100 Year Anniversary of the Slump Cone, Part 2 of 2

Sunday, October 23, 2022  10:30 AM - 12:30 PM, H-Reunion A

The slump cone has been used for the past 100 years to assess the consistency and workability of fresh concrete. The objective of this session is to reflect on the slump test and provide perspective on how it and other tools can be used to assess fresh concrete properties today as well as in the future. Academic and industry researchers, practitioners and students should attend this session to gain a historical perspective on the slump cone.
Learning Objectives:
(1) Discuss how slump is a time-depent property;
(2) Assess how properties measured via the slump test can be correlated (or not) to performance properties;
(3) Discuss the restrictions of the slump test;
(4) Distinguish emerging tools for quantifying concrete workability.

This session has been AIA/ICC approved for 2 CEU/PDH credits.


Time-Dependency of the Slump Test, or “What Slump is it Now?”

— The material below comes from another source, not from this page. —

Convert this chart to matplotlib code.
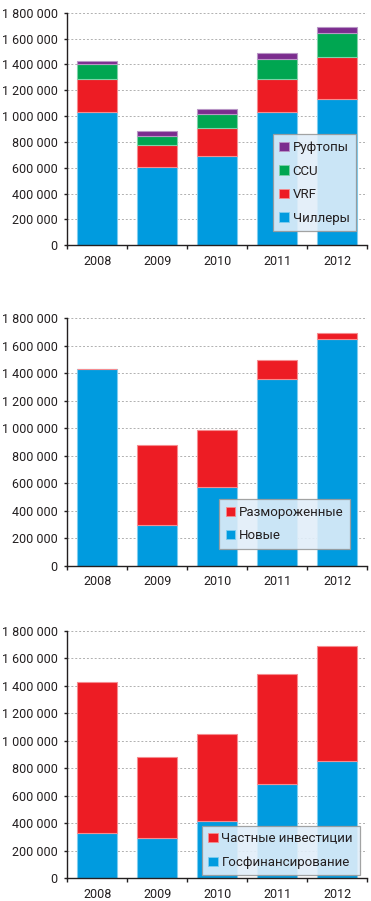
import matplotlib
matplotlib.use("Agg")
import matplotlib.pyplot as plt
from matplotlib.ticker import FuncFormatter, MultipleLocator, FixedLocator
from matplotlib.patches import Patch

plt.rcParams['font.family'] = ['Roboto', 'DejaVu Sans']

years = ["2008", "2009", "2010", "2011", "2012"]

# Chart 1
chillers = [1031000, 606000, 691000, 1029000, 1135000]
vrf = [256000, 170000, 219000, 258000, 322000]
ccu = [113000, 70000, 109000, 154000, 188000]
rooftops = [23000, 36000, 33000, 44000, 41000]

# Chart 2
new_units = [1427000, 296000, 574000, 1354000, 1650000]
unfrozen = [0, 583000, 410000, 138000, 43000]

# Chart 3
state_funding = [330000, 296000, 417000, 687000, 856000]
private_inv = [1097000, 587000, 633000, 800000, 834000]

BLUE = '#009BDF'
RED = '#ED1C24'
GREEN = '#00A651'
PURPLE = '#7B2D8E'
EDGES = {BLUE: '#7FCDEF', RED: '#F58C90', GREEN: '#7FD2A8', PURPLE: '#B996C6'}

W, H = 371, 901
fig = plt.figure(figsize=(W / 100, H / 100), dpi=100)


def fmt(v, pos):
    return "{:,}".format(int(v)).replace(",", " ")


def make_axes(top_px, bottom_px):
    left_px, right_px = 67.3, 367.3
    ax = fig.add_axes([left_px / W, (H - bottom_px) / H,
                       (right_px - left_px) / W, (bottom_px - top_px) / H])
    return ax


def style(ax):
    ax.set_xlim(-0.5, 4.5)
    ax.set_ylim(0, 1800000)
    ax.yaxis.set_major_locator(MultipleLocator(200000))
    ax.yaxis.set_major_formatter(FuncFormatter(fmt))
    ax.set_xticks(range(5))
    ax.set_xticklabels(years)
    ax.xaxis.set_minor_locator(FixedLocator([-0.5, 0.5, 1.5, 2.5, 3.5, 4.5]))
    ax.tick_params(axis='x', which='major', length=0, labelsize=9, pad=7, colors='#231F20')
    ax.tick_params(axis='x', which='minor', length=3, width=1, color='#231F20', direction='out')
    ax.tick_params(axis='y', which='major', length=2, width=1, labelsize=9, pad=5,
                   color='#231F20', labelcolor='#231F20')
    for s in ['top', 'right']:
        ax.spines[s].set_visible(False)
    for s in ['left', 'bottom']:
        ax.spines[s].set_color('#231F20')
        ax.spines[s].set_linewidth(1)
    ax.set_axisbelow(True)
    for v in range(200000, 1800001, 200000):
        ax.axhline(v, color='#B0B0B0', linestyle=(0, (2, 2)), linewidth=0.7, zorder=0)


def stack(ax, series, colors):
    bottom = [0] * 5
    for vals, c in zip(series, colors):
        ax.bar(range(5), vals, width=0.667, bottom=bottom, color=c,
               edgecolor=EDGES[c], linewidth=0.8, zorder=2)
        bottom = [b + v for b, v in zip(bottom, vals)]


def legend(ax, labels, colors, x0, y0):
    handles = [Patch(facecolor=c, edgecolor=EDGES[c], linewidth=0.6) for c in colors]
    lg = ax.legend(handles, labels, loc='upper left', bbox_to_anchor=(x0, y0),
                   fontsize=9.5, handlelength=0.7, handleheight=0.7, handletextpad=0.3,
                   labelspacing=0.8, borderpad=0.5, borderaxespad=0, fancybox=False,
                   framealpha=0.9, facecolor='#E1EEF9', edgecolor='#9A9A9A')
    lg.get_frame().set_linewidth(0.9)
    for t in lg.get_texts():
        t.set_color('#231F20')
    lg.set_zorder(5)


ax1 = make_axes(12.7, 245.3)
style(ax1)
stack(ax1, [chillers, vrf, ccu, rooftops], [BLUE, RED, GREEN, PURPLE])
legend(ax1, ['Руфтопы', 'CCU', 'VRF', 'Чиллеры'], [PURPLE, GREEN, RED, BLUE], 0.685, 0.477)

ax2 = make_axes(318.0, 565.7)
style(ax2)
stack(ax2, [new_units, unfrozen], [BLUE, RED])
legend(ax2, ['Размороженные', 'Новые'], [RED, BLUE], 0.507, 0.268)

ax3 = make_axes(631.0, 878.3)
style(ax3)
stack(ax3, [state_funding, private_inv], [BLUE, RED])
legend(ax3, ['Частные инвестиции', 'Госфинансирование'], [RED, BLUE], 0.448, 0.213)

fig.savefig('out.png', dpi=100)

Presented By: Kenneth Hover
Affiliation: Cornell University
Description: Slump is specified, evaluated for compliance, and argued about as if it were an intrinsic property of concrete, with a desired fixed value for any given batch of fresh concrete. More correctly, slump is a time-dependent property of concrete, and its value at any moment and its rate of change depends on mixture ingredients, mixing, and temperature. Rate of slump loss may therefore be a more reliable characteristic of a given mixture in a given environment. This time-dependency is important when attempting to correlate slump with various fresh or hardened concrete behaviors, or even when using relatively uniform values of slump as an indicator of relatively uniform concrete composition. Multiple records of slump vs. time for the same mix-design, commercially batched, sampled from the truck chute, and tested over more than 10 years are used to present simple linear and non-linear ways to characterize time dependency to include “Slump Half-Life,” i.e., the time required for the slump to diminish to ½ of its current value. This is not to be confused with the “Double-Slump,” i.e., the amount of added water required to double the current slump. This concept may be more useful that the traditional rule-of-thumb that the addition of 1 gallon of water per CY will increase the slump by 1 inch. (adding 5 liters of water/m 3 will increase slump by 25 mm).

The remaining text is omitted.